* [Source data]:

——————

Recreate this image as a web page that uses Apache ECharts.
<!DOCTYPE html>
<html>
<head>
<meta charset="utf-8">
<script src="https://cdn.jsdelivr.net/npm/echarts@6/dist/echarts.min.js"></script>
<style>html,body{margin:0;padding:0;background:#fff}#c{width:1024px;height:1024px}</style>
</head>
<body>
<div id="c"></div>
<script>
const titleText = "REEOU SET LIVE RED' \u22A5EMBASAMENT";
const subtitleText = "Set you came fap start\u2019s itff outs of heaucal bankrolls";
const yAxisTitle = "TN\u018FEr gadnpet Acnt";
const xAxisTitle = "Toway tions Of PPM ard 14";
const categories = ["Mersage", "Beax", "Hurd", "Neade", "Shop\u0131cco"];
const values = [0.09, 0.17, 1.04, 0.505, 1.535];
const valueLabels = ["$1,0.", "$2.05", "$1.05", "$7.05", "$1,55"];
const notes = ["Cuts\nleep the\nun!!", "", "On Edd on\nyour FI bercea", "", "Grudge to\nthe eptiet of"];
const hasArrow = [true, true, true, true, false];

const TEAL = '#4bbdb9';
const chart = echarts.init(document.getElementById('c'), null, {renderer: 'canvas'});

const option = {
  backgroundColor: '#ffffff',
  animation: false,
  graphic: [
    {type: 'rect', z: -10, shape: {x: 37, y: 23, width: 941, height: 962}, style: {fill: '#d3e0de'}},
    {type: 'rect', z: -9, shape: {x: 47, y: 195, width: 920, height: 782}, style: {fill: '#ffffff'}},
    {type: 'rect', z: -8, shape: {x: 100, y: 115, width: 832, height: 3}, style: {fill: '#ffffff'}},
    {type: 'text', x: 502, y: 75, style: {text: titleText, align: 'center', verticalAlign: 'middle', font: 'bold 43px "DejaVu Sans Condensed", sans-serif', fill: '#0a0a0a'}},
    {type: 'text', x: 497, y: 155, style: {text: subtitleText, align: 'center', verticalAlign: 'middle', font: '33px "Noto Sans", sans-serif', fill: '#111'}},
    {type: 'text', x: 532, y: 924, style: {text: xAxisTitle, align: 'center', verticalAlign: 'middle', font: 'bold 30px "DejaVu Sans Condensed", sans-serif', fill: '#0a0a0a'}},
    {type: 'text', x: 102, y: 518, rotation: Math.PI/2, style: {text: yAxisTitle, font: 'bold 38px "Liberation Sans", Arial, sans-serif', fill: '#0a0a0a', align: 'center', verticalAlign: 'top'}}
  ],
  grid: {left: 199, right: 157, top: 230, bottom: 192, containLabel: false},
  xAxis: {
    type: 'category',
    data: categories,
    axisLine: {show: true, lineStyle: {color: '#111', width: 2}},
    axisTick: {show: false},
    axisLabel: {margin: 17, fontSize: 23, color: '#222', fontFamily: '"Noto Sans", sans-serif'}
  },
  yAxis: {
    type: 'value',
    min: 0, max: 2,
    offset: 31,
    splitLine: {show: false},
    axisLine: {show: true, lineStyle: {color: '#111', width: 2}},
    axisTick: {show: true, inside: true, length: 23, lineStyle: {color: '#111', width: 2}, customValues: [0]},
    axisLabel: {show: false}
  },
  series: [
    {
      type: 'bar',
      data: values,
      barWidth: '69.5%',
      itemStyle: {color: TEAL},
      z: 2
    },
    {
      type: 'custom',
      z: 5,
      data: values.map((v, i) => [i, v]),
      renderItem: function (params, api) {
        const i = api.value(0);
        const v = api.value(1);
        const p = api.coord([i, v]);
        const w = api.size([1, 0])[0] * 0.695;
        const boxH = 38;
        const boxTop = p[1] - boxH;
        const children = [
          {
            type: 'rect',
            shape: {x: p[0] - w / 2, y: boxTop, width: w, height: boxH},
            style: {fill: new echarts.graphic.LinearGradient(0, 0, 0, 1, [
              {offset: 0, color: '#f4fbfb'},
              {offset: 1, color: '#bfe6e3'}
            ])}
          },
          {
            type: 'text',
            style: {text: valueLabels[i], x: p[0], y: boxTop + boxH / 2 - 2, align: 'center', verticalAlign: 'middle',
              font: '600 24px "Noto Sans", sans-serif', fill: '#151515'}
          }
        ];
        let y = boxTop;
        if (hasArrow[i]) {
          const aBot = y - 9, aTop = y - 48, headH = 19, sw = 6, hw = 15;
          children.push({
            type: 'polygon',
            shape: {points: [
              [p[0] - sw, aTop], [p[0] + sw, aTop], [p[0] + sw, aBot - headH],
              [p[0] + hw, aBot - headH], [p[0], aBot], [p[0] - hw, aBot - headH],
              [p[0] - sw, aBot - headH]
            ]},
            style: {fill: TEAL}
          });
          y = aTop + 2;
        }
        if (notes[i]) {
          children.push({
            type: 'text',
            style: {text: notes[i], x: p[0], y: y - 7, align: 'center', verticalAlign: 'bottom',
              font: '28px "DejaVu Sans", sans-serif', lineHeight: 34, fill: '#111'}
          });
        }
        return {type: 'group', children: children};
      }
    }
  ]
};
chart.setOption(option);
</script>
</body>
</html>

——————

* [Problem statement]: Extract the listing in its entirety and repeat it exactly.

* [Answer to the problem]:
Recreate this image as a web page that uses Apache ECharts.
<!DOCTYPE html>
<html>
<head>
<meta charset="utf-8">
<script src="https://cdn.jsdelivr.net/npm/echarts@6/dist/echarts.min.js"></script>
<style>html,body{margin:0;padding:0;background:#fff}#c{width:1024px;height:1024px}</style>
</head>
<body>
<div id="c"></div>
<script>
const titleText = "REEOU SET LIVE RED' \u22A5EMBASAMENT";
const subtitleText = "Set you came fap start\u2019s itff outs of heaucal bankrolls";
const yAxisTitle = "TN\u018FEr gadnpet Acnt";
const xAxisTitle = "Toway tions Of PPM ard 14";
const categories = ["Mersage", "Beax", "Hurd", "Neade", "Shop\u0131cco"];
const values = [0.09, 0.17, 1.04, 0.505, 1.535];
const valueLabels = ["$1,0.", "$2.05", "$1.05", "$7.05", "$1,55"];
const notes = ["Cuts\nleep the\nun!!", "", "On Edd on\nyour FI bercea", "", "Grudge to\nthe eptiet of"];
const hasArrow = [true, true, true, true, false];

const TEAL = '#4bbdb9';
const chart = echarts.init(document.getElementById('c'), null, {renderer: 'canvas'});

const option = {
  backgroundColor: '#ffffff',
  animation: false,
  graphic: [
    {type: 'rect', z: -10, shape: {x: 37, y: 23, width: 941, height: 962}, style: {fill: '#d3e0de'}},
    {type: 'rect', z: -9, shape: {x: 47, y: 195, width: 920, height: 782}, style: {fill: '#ffffff'}},
    {type: 'rect', z: -8, shape: {x: 100, y: 115, width: 832, height: 3}, style: {fill: '#ffffff'}},
    {type: 'text', x: 502, y: 75, style: {text: titleText, align: 'center', verticalAlign: 'middle', font: 'bold 43px "DejaVu Sans Condensed", sans-serif', fill: '#0a0a0a'}},
    {type: 'text', x: 497, y: 155, style: {text: subtitleText, align: 'center', verticalAlign: 'middle', font: '33px "Noto Sans", sans-serif', fill: '#111'}},
    {type: 'text', x: 532, y: 924, style: {text: xAxisTitle, align: 'center', verticalAlign: 'middle', font: 'bold 30px "DejaVu Sans Condensed", sans-serif', fill: '#0a0a0a'}},
    {type: 'text', x: 102, y: 518, rotation: Math.PI/2, style: {text: yAxisTitle, font: 'bold 38px "Liberation Sans", Arial, sans-serif', fill: '#0a0a0a', align: 'center', verticalAlign: 'top'}}
  ],
  grid: {left: 199, right: 157, top: 230, bottom: 192, containLabel: false},
  xAxis: {
    type: 'category',
    data: categories,
    axisLine: {show: true, lineStyle: {color: '#111', width: 2}},
    axisTick: {show: false},
    axisLabel: {margin: 17, fontSize: 23, color: '#222', fontFamily: '"Noto Sans", sans-serif'}
  },
  yAxis: {
    type: 'value',
    min: 0, max: 2,
    offset: 31,
    splitLine: {show: false},
    axisLine: {show: true, lineStyle: {color: '#111', width: 2}},
    axisTick: {show: true, inside: true, length: 23, lineStyle: {color: '#111', width: 2}, customValues: [0]},
    axisLabel: {show: false}
  },
  series: [
    {
      type: 'bar',
      data: values,
      barWidth: '69.5%',
      itemStyle: {color: TEAL},
      z: 2
    },
    {
      type: 'custom',
      z: 5,
      data: values.map((v, i) => [i, v]),
      renderItem: function (params, api) {
        const i = api.value(0);
        const v = api.value(1);
        const p = api.coord([i, v]);
        const w = api.size([1, 0])[0] * 0.695;
        const boxH = 38;
        const boxTop = p[1] - boxH;
        const children = [
          {
            type: 'rect',
            shape: {x: p[0] - w / 2, y: boxTop, width: w, height: boxH},
            style: {fill: new echarts.graphic.LinearGradient(0, 0, 0, 1, [
              {offset: 0, color: '#f4fbfb'},
              {offset: 1, color: '#bfe6e3'}
            ])}
          },
          {
            type: 'text',
            style: {text: valueLabels[i], x: p[0], y: boxTop + boxH / 2 - 2, align: 'center', verticalAlign: 'middle',
              font: '600 24px "Noto Sans", sans-serif', fill: '#151515'}
          }
        ];
        let y = boxTop;
        if (hasArrow[i]) {
          const aBot = y - 9, aTop = y - 48, headH = 19, sw = 6, hw = 15;
          children.push({
            type: 'polygon',
            shape: {points: [
              [p[0] - sw, aTop], [p[0] + sw, aTop], [p[0] + sw, aBot - headH],
              [p[0] + hw, aBot - headH], [p[0], aBot], [p[0] - hw, aBot - headH],
              [p[0] - sw, aBot - headH]
            ]},
            style: {fill: TEAL}
          });
          y = aTop + 2;
        }
        if (notes[i]) {
          children.push({
            type: 'text',
            style: {text: notes[i], x: p[0], y: y - 7, align: 'center', verticalAlign: 'bottom',
              font: '28px "DejaVu Sans", sans-serif', lineHeight: 34, fill: '#111'}
          });
        }
        return {type: 'group', children: children};
      }
    }
  ]
};
chart.setOption(option);
</script>
</body>
</html>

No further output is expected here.